── Information supplied ──

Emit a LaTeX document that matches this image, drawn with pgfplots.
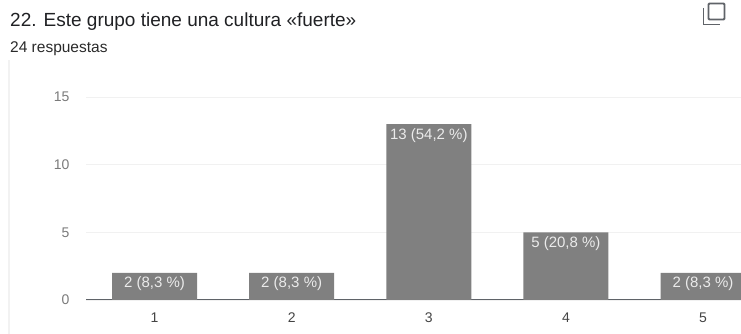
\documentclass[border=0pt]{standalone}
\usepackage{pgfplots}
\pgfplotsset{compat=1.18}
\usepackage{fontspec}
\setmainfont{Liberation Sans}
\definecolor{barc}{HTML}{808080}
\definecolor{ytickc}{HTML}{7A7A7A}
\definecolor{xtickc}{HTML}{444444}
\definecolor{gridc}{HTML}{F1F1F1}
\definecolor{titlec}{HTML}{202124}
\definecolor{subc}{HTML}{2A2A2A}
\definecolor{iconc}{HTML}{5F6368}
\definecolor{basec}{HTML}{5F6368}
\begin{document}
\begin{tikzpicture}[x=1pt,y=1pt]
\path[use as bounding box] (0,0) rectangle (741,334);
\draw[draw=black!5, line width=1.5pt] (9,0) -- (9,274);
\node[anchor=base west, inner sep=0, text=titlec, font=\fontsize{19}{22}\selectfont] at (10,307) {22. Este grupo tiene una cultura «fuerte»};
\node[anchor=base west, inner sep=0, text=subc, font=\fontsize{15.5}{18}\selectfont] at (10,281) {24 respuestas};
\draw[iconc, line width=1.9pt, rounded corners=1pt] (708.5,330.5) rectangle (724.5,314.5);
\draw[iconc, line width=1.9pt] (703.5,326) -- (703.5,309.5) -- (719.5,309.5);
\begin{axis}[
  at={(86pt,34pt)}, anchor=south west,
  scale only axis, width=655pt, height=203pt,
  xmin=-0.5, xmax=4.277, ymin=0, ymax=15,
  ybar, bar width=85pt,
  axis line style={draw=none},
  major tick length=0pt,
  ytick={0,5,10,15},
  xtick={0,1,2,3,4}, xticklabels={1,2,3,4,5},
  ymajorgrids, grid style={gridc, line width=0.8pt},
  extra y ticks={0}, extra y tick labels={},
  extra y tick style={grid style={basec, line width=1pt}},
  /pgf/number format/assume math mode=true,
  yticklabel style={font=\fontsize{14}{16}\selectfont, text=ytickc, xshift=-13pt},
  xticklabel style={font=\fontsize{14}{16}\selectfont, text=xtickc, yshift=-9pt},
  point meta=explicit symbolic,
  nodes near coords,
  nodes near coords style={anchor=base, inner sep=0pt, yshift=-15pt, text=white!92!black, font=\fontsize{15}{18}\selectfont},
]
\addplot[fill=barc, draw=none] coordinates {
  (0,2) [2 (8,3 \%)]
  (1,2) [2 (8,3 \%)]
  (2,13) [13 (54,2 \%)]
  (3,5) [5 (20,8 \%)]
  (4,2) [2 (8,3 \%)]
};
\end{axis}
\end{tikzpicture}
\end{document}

───

#### Written exercise
Write the listing out a second time exactly, dropping all images.

#### Task output
Emit a LaTeX document that matches this image, drawn with pgfplots.
\documentclass[border=0pt]{standalone}
\usepackage{pgfplots}
\pgfplotsset{compat=1.18}
\usepackage{fontspec}
\setmainfont{Liberation Sans}
\definecolor{barc}{HTML}{808080}
\definecolor{ytickc}{HTML}{7A7A7A}
\definecolor{xtickc}{HTML}{444444}
\definecolor{gridc}{HTML}{F1F1F1}
\definecolor{titlec}{HTML}{202124}
\definecolor{subc}{HTML}{2A2A2A}
\definecolor{iconc}{HTML}{5F6368}
\definecolor{basec}{HTML}{5F6368}
\begin{document}
\begin{tikzpicture}[x=1pt,y=1pt]
\path[use as bounding box] (0,0) rectangle (741,334);
\draw[draw=black!5, line width=1.5pt] (9,0) -- (9,274);
\node[anchor=base west, inner sep=0, text=titlec, font=\fontsize{19}{22}\selectfont] at (10,307) {22. Este grupo tiene una cultura «fuerte»};
\node[anchor=base west, inner sep=0, text=subc, font=\fontsize{15.5}{18}\selectfont] at (10,281) {24 respuestas};
\draw[iconc, line width=1.9pt, rounded corners=1pt] (708.5,330.5) rectangle (724.5,314.5);
\draw[iconc, line width=1.9pt] (703.5,326) -- (703.5,309.5) -- (719.5,309.5);
\begin{axis}[
  at={(86pt,34pt)}, anchor=south west,
  scale only axis, width=655pt, height=203pt,
  xmin=-0.5, xmax=4.277, ymin=0, ymax=15,
  ybar, bar width=85pt,
  axis line style={draw=none},
  major tick length=0pt,
  ytick={0,5,10,15},
  xtick={0,1,2,3,4}, xticklabels={1,2,3,4,5},
  ymajorgrids, grid style={gridc, line width=0.8pt},
  extra y ticks={0}, extra y tick labels={},
  extra y tick style={grid style={basec, line width=1pt}},
  /pgf/number format/assume math mode=true,
  yticklabel style={font=\fontsize{14}{16}\selectfont, text=ytickc, xshift=-13pt},
  xticklabel style={font=\fontsize{14}{16}\selectfont, text=xtickc, yshift=-9pt},
  point meta=explicit symbolic,
  nodes near coords,
  nodes near coords style={anchor=base, inner sep=0pt, yshift=-15pt, text=white!92!black, font=\fontsize{15}{18}\selectfont},
]
\addplot[fill=barc, draw=none] coordinates {
  (0,2) [2 (8,3 \%)]
  (1,2) [2 (8,3 \%)]
  (2,13) [13 (54,2 \%)]
  (3,5) [5 (20,8 \%)]
  (4,2) [2 (8,3 \%)]
};
\end{axis}
\end{tikzpicture}
\end{document}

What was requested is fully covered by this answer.